▶ [Listing]
▼▼▼

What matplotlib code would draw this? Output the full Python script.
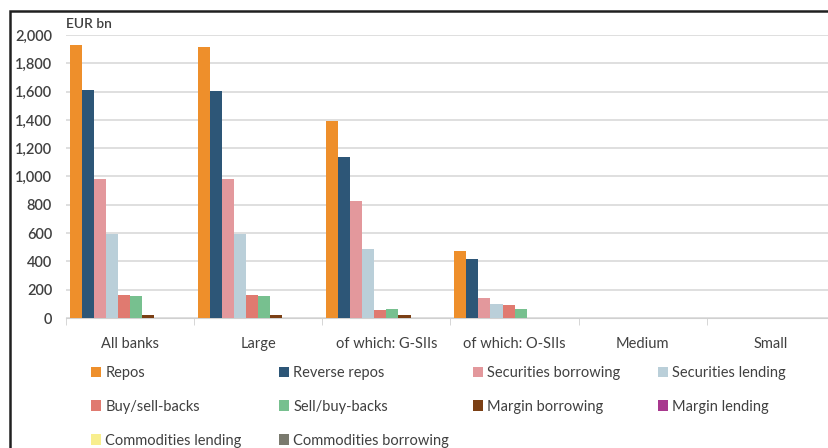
import numpy as np
import matplotlib.pyplot as plt
from matplotlib.patches import Rectangle

categories = ["All banks", "Large", "of which: G-SIIs", "of which: O-SIIs", "Medium", "Small"]
series = ["Repos", "Reverse repos", "Securities borrowing", "Securities lending",
          "Buy/sell-backs", "Sell/buy-backs", "Margin borrowing", "Margin lending",
          "Commodities lending", "Commodities borrowing"]
repos = [1932, 1912, 1390, 470, 0, 0]
reverse_repos = [1610, 1604, 1138, 415, 0, 0]
sec_borrowing = [985, 985, 825, 142, 0, 0]
sec_lending = [595, 597, 485, 100, 0, 0]
buy_sell_backs = [160, 160, 58, 90, 0, 0]
sell_buy_backs = [155, 155, 65, 62, 0, 0]
margin_borrowing = [18, 18, 18, 2, 0, 0]
margin_lending = [0, 0, 0, 0, 0, 0]
commod_lending = [0, 0, 0, 0, 0, 0]
commod_borrowing = [0, 0, 0, 0, 0, 0]
values = [repos, reverse_repos, sec_borrowing, sec_lending, buy_sell_backs,
          sell_buy_backs, margin_borrowing, margin_lending, commod_lending, commod_borrowing]
colors = ["#EE8F2B", "#2D5677", "#E3989C", "#BACFD9", "#E07A70",
          "#77C08F", "#7B3F14", "#A8388E", "#F8EE8E", "#7A7A6E"]

plt.rcParams['font.family'] = ['Lato', 'DejaVu Sans']
txt = "#404040"

fig = plt.figure(figsize=(8.29, 4.48), dpi=100)
ax = fig.add_axes([66 / 829, 130 / 448, 769 / 829, 283 / 448])

x = np.arange(len(categories))
w = 0.094
bars = []
for i, (name, vals) in enumerate(zip(series, values)):
    bars.append(ax.bar(x + (i - 4.5) * w, vals, w, color=colors[i], label=name, zorder=3))

ax.set_xlim(-0.5, len(categories) - 0.5)
ax.set_ylim(0, 2000)
ax.set_yticks(range(0, 2001, 200))
ax.set_yticklabels([f"{v:,}" for v in range(0, 2001, 200)])
ax.yaxis.grid(True, color="#D9D9D9", linewidth=1.2, zorder=0)
ax.set_xticks(x)
ax.set_xticklabels(categories)
ax.set_xticks(np.arange(-0.5, len(categories), 1), minor=True)
ax.tick_params(axis="x", which="major", length=0, pad=14, labelsize=10.5, colors=txt)
ax.tick_params(axis="x", which="minor", length=5, color="#D0D0D0")
ax.tick_params(axis="y", length=0, pad=10, labelsize=10.5, colors=txt)
for lab in ax.get_yticklabels():
    lab.set_fontweight("semibold")
for s in ["left", "right", "top"]:
    ax.spines[s].set_visible(False)
ax.spines["bottom"].set_color("#D0D0D0")
ax.text(0, 1.025, "EUR bn", transform=ax.transAxes, fontsize=10, color=txt, fontweight="semibold")

# legend laid out in rows of four, one legend per column
col_x = [85, 273, 467, 652]
for c in range(4):
    idx = list(range(c, len(series), 4))
    fig.legend([bars[i] for i in idx], [series[i] for i in idx],
               loc="upper left", bbox_to_anchor=(col_x[c] / 829, 1 - 360 / 448),
               frameon=False, fontsize=10.5, handlelength=0.7, handleheight=0.7,
               handletextpad=0.3, labelspacing=1.36, labelcolor=txt,
               borderaxespad=0)

fig.patches.append(Rectangle((10 / 829, -0.05), 1.1, 1 - 11.5 / 448 + 0.05,
                             transform=fig.transFigure, fill=False,
                             edgecolor="#202020", linewidth=1.8))

fig.savefig("out.png", dpi=100)
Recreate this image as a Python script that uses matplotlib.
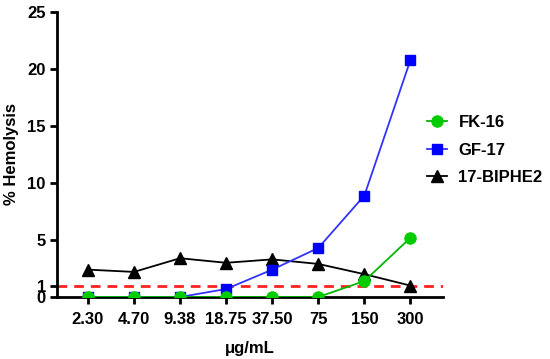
import matplotlib
matplotlib.use("Agg")
import matplotlib.pyplot as plt

# concentrations (categorical x axis)
conc_labels = ["2.30", "4.70", "9.38", "18.75", "37.50", "75", "150", "300"]

# % hemolysis
fk16 = [0, 0, 0, 0, 0, 0, 1.4, 5.2]
gf17 = [0, 0, 0, 0.7, 2.4, 4.3, 8.9, 20.8]
biphe2 = [2.4, 2.2, 3.4, 3.0, 3.3, 2.9, 2.0, 1.0]

threshold = 1
y_ticks = [0, 1, 5, 10, 15, 20, 25]

plt.rcParams['font.family'] = ['Liberation Sans', 'DejaVu Sans']
plt.rcParams['font.weight'] = 'bold'

fig = plt.figure(figsize=(5.5, 3.59), dpi=100)
ax = fig.add_axes([0.1036, 0.1727, 0.7014, 0.794])

x = list(range(len(conc_labels)))

ax.axhline(threshold, color='#ff2020', lw=2, ls=(0, (3.5, 2.5)), zorder=1)

ax.plot(x, biphe2, color='black', lw=1.3, marker='^', ms=8, label='17-BIPHE2', zorder=3)
ax.plot(x, gf17, color='#3333ff', lw=1.3, marker='s', ms=7.5, mfc='#0000ff', mec='#0000ff',
        label='GF-17', zorder=4)
ax.plot(x, fk16, color='#00b800', lw=1.3, marker='o', ms=8, mfc='#00cc00', mec='#00cc00',
        label='FK-16', zorder=5)

ax.set_xlim(-0.67, 7.7)
ax.set_ylim(0, 25)
ax.set_xticks(x)
ax.set_xticklabels(conc_labels)
ax.set_yticks(y_ticks)

for side in ['top', 'right']:
    ax.spines[side].set_visible(False)
for side in ['left', 'bottom']:
    ax.spines[side].set_linewidth(2)
ax.spines['bottom'].set_zorder(2)

ax.tick_params(axis='both', width=2, length=5, labelsize=12, pad=3)
ax.tick_params(axis='x', pad=6)
for lab in ax.get_xticklabels() + ax.get_yticklabels():
    lab.set_fontweight('bold')

ax.set_ylabel('% Hemolysis', fontsize=12, fontweight='bold', labelpad=6)
ax.set_xlabel('\u03bcg/mL', fontsize=12, fontweight='bold', labelpad=10)

handles, labels = ax.get_legend_handles_labels()
order = [2, 1, 0]
fig.legend([handles[i] for i in order], [labels[i] for i in order],
           loc='center left', bbox_to_anchor=(0.776, 0.582), frameon=False,
           borderpad=0, borderaxespad=0, handlelength=1.2, handletextpad=0.7,
           labelspacing=0.75, prop={'size': 12, 'weight': 'bold'})

fig.savefig('out.png', dpi=100)
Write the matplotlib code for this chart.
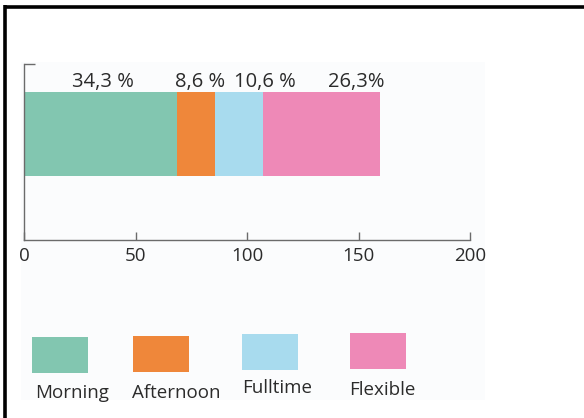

▲▲▲

Your task is to repeat the data above exactly while excluding the pictures.

▶ [Written solution]
What matplotlib code would draw this? Output the full Python script.
import numpy as np
import matplotlib.pyplot as plt
from matplotlib.patches import Rectangle

categories = ["All banks", "Large", "of which: G-SIIs", "of which: O-SIIs", "Medium", "Small"]
series = ["Repos", "Reverse repos", "Securities borrowing", "Securities lending",
          "Buy/sell-backs", "Sell/buy-backs", "Margin borrowing", "Margin lending",
          "Commodities lending", "Commodities borrowing"]
repos = [1932, 1912, 1390, 470, 0, 0]
reverse_repos = [1610, 1604, 1138, 415, 0, 0]
sec_borrowing = [985, 985, 825, 142, 0, 0]
sec_lending = [595, 597, 485, 100, 0, 0]
buy_sell_backs = [160, 160, 58, 90, 0, 0]
sell_buy_backs = [155, 155, 65, 62, 0, 0]
margin_borrowing = [18, 18, 18, 2, 0, 0]
margin_lending = [0, 0, 0, 0, 0, 0]
commod_lending = [0, 0, 0, 0, 0, 0]
commod_borrowing = [0, 0, 0, 0, 0, 0]
values = [repos, reverse_repos, sec_borrowing, sec_lending, buy_sell_backs,
          sell_buy_backs, margin_borrowing, margin_lending, commod_lending, commod_borrowing]
colors = ["#EE8F2B", "#2D5677", "#E3989C", "#BACFD9", "#E07A70",
          "#77C08F", "#7B3F14", "#A8388E", "#F8EE8E", "#7A7A6E"]

plt.rcParams['font.family'] = ['Lato', 'DejaVu Sans']
txt = "#404040"

fig = plt.figure(figsize=(8.29, 4.48), dpi=100)
ax = fig.add_axes([66 / 829, 130 / 448, 769 / 829, 283 / 448])

x = np.arange(len(categories))
w = 0.094
bars = []
for i, (name, vals) in enumerate(zip(series, values)):
    bars.append(ax.bar(x + (i - 4.5) * w, vals, w, color=colors[i], label=name, zorder=3))

ax.set_xlim(-0.5, len(categories) - 0.5)
ax.set_ylim(0, 2000)
ax.set_yticks(range(0, 2001, 200))
ax.set_yticklabels([f"{v:,}" for v in range(0, 2001, 200)])
ax.yaxis.grid(True, color="#D9D9D9", linewidth=1.2, zorder=0)
ax.set_xticks(x)
ax.set_xticklabels(categories)
ax.set_xticks(np.arange(-0.5, len(categories), 1), minor=True)
ax.tick_params(axis="x", which="major", length=0, pad=14, labelsize=10.5, colors=txt)
ax.tick_params(axis="x", which="minor", length=5, color="#D0D0D0")
ax.tick_params(axis="y", length=0, pad=10, labelsize=10.5, colors=txt)
for lab in ax.get_yticklabels():
    lab.set_fontweight("semibold")
for s in ["left", "right", "top"]:
    ax.spines[s].set_visible(False)
ax.spines["bottom"].set_color("#D0D0D0")
ax.text(0, 1.025, "EUR bn", transform=ax.transAxes, fontsize=10, color=txt, fontweight="semibold")

# legend laid out in rows of four, one legend per column
col_x = [85, 273, 467, 652]
for c in range(4):
    idx = list(range(c, len(series), 4))
    fig.legend([bars[i] for i in idx], [series[i] for i in idx],
               loc="upper left", bbox_to_anchor=(col_x[c] / 829, 1 - 360 / 448),
               frameon=False, fontsize=10.5, handlelength=0.7, handleheight=0.7,
               handletextpad=0.3, labelspacing=1.36, labelcolor=txt,
               borderaxespad=0)

fig.patches.append(Rectangle((10 / 829, -0.05), 1.1, 1 - 11.5 / 448 + 0.05,
                             transform=fig.transFigure, fill=False,
                             edgecolor="#202020", linewidth=1.8))

fig.savefig("out.png", dpi=100)
Recreate this image as a Python script that uses matplotlib.
import matplotlib
matplotlib.use("Agg")
import matplotlib.pyplot as plt

# concentrations (categorical x axis)
conc_labels = ["2.30", "4.70", "9.38", "18.75", "37.50", "75", "150", "300"]

# % hemolysis
fk16 = [0, 0, 0, 0, 0, 0, 1.4, 5.2]
gf17 = [0, 0, 0, 0.7, 2.4, 4.3, 8.9, 20.8]
biphe2 = [2.4, 2.2, 3.4, 3.0, 3.3, 2.9, 2.0, 1.0]

threshold = 1
y_ticks = [0, 1, 5, 10, 15, 20, 25]

plt.rcParams['font.family'] = ['Liberation Sans', 'DejaVu Sans']
plt.rcParams['font.weight'] = 'bold'

fig = plt.figure(figsize=(5.5, 3.59), dpi=100)
ax = fig.add_axes([0.1036, 0.1727, 0.7014, 0.794])

x = list(range(len(conc_labels)))

ax.axhline(threshold, color='#ff2020', lw=2, ls=(0, (3.5, 2.5)), zorder=1)

ax.plot(x, biphe2, color='black', lw=1.3, marker='^', ms=8, label='17-BIPHE2', zorder=3)
ax.plot(x, gf17, color='#3333ff', lw=1.3, marker='s', ms=7.5, mfc='#0000ff', mec='#0000ff',
        label='GF-17', zorder=4)
ax.plot(x, fk16, color='#00b800', lw=1.3, marker='o', ms=8, mfc='#00cc00', mec='#00cc00',
        label='FK-16', zorder=5)

ax.set_xlim(-0.67, 7.7)
ax.set_ylim(0, 25)
ax.set_xticks(x)
ax.set_xticklabels(conc_labels)
ax.set_yticks(y_ticks)

for side in ['top', 'right']:
    ax.spines[side].set_visible(False)
for side in ['left', 'bottom']:
    ax.spines[side].set_linewidth(2)
ax.spines['bottom'].set_zorder(2)

ax.tick_params(axis='both', width=2, length=5, labelsize=12, pad=3)
ax.tick_params(axis='x', pad=6)
for lab in ax.get_xticklabels() + ax.get_yticklabels():
    lab.set_fontweight('bold')

ax.set_ylabel('% Hemolysis', fontsize=12, fontweight='bold', labelpad=6)
ax.set_xlabel('\u03bcg/mL', fontsize=12, fontweight='bold', labelpad=10)

handles, labels = ax.get_legend_handles_labels()
order = [2, 1, 0]
fig.legend([handles[i] for i in order], [labels[i] for i in order],
           loc='center left', bbox_to_anchor=(0.776, 0.582), frameon=False,
           borderpad=0, borderaxespad=0, handlelength=1.2, handletextpad=0.7,
           labelspacing=0.75, prop={'size': 12, 'weight': 'bold'})

fig.savefig('out.png', dpi=100)
Write the matplotlib code for this chart.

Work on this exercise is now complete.